Unit Plan 15 (Grade 8 Math): Building Linear Models from Context
8th graders learn to construct linear functions from real data and contexts, determine slope and intercept, and interpret their meanings. Students model relationships, graph equations, and evaluate predictions for reasonableness.
Focus: Construct functions to model linear relationships from data sets and real scenarios; interpret slope and intercept.
Grade Level: 8
Subject Area: Mathematics (Functions • Expressions & Equations)
Total Unit Duration: 5 sessions (one week), 45–60 minutes per session
I. Introduction
This week students turn real situations into linear models. They will identify appropriate input and output variables with units, decide when a constant rate of change is reasonable, and construct functions of the form y = mx + b from descriptions, tables, and graphs. Students will interpret m and b in context, graph and label models, and evaluate the reasonableness of predictions (interpolation vs extrapolation).
Essential Questions
- When is a linear model appropriate for real data, and how do I know?
- How do I determine and interpret the rate of change (m) and initial value (b) from descriptions, tables, and graphs?
- How do I communicate a model clearly with units, equation, and labeled graph, and check if it makes sense?
II. Objectives and Standards
Learning Objectives — Students will be able to…
- From a context, define input (x) and output (y) with units, and decide whether a constant rate model is reasonable.
- Determine m and b from a description, table, two points, or a graph, then write a model y = mx + b and interpret both parameters.
- Graph the model, connect slope to unit rate, and explain why slope is constant on a line (similar triangles idea).
- Use the model to make predictions, identify a reasonable domain/range, and judge interpolation vs extrapolation.
Standards Alignment — CCSS Grade 8
- 8.F.4: Construct a function to model a linear relationship between two quantities. Determine the rate of change and initial value from a description, table, or graph; interpret them in context.

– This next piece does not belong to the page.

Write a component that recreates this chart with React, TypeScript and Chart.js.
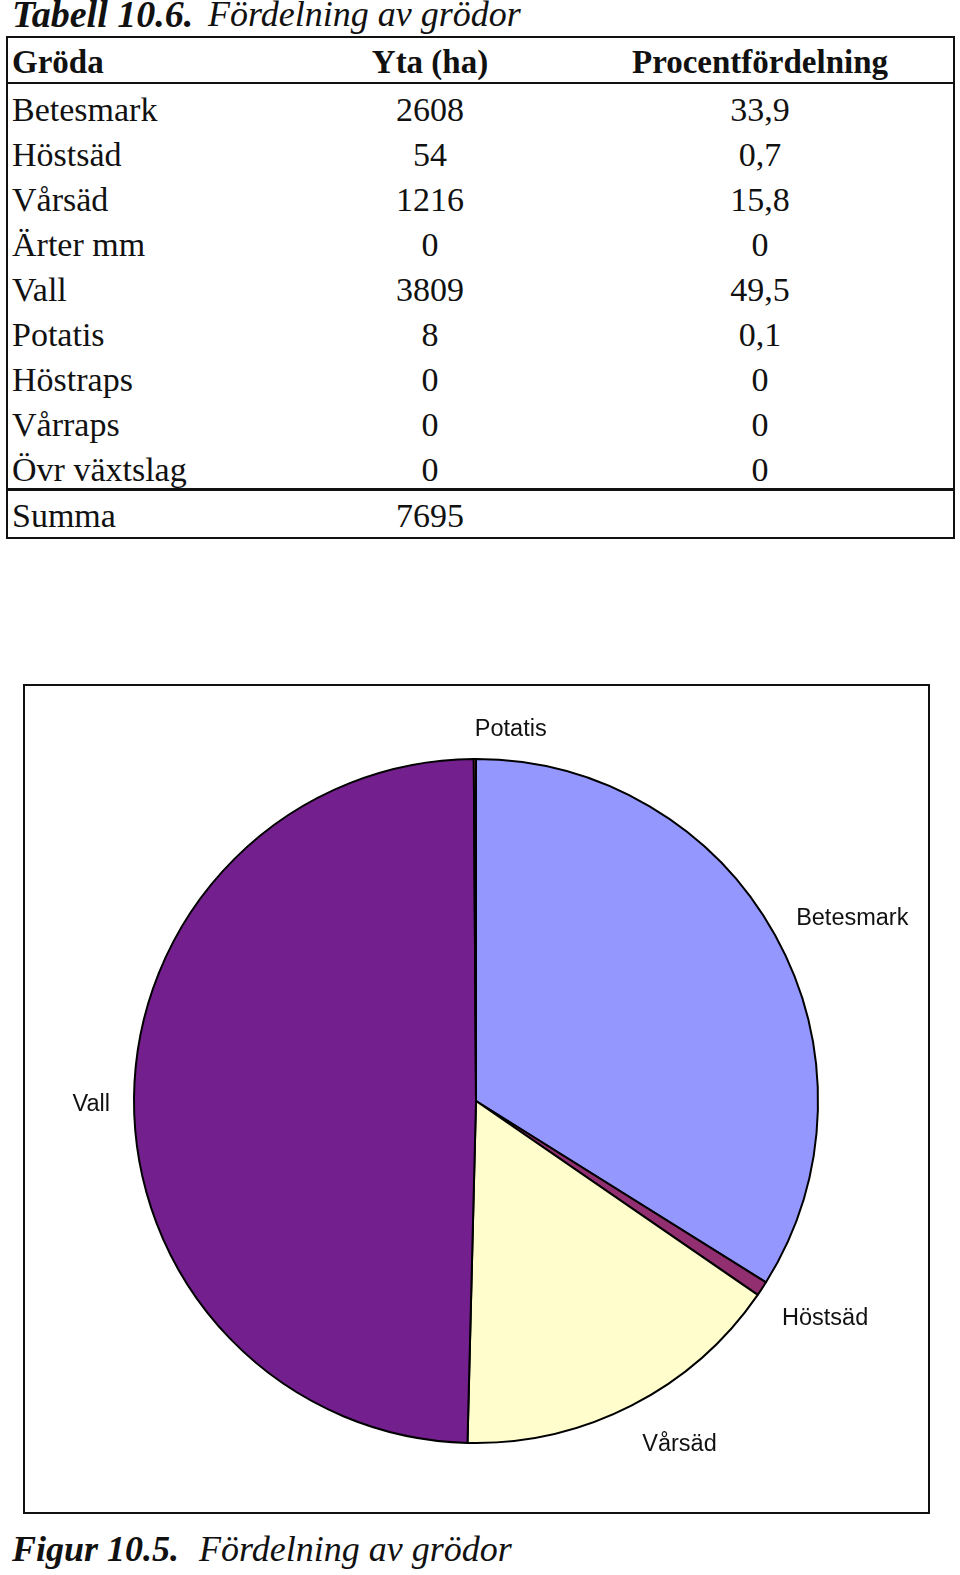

- 8.EE.5: Graph proportional relationships, interpreting the unit rate as slope; compare proportional relationships in different forms.
- 8.EE.6: Use similar triangles to explain constant slope and derive y = mx + b; write an equation for a line given slope and a point.
Success Criteria (student-friendly)
- I can name x and y with units and decide if a linear model fits.
- I can find m and b from data or a graph and write y = mx + b.
- I can say what m and b mean (for example, “$3 per mile” and “$5 start-up fee”).
- I can make a prediction and explain if it is interpolation or extrapolation and whether it is reasonable.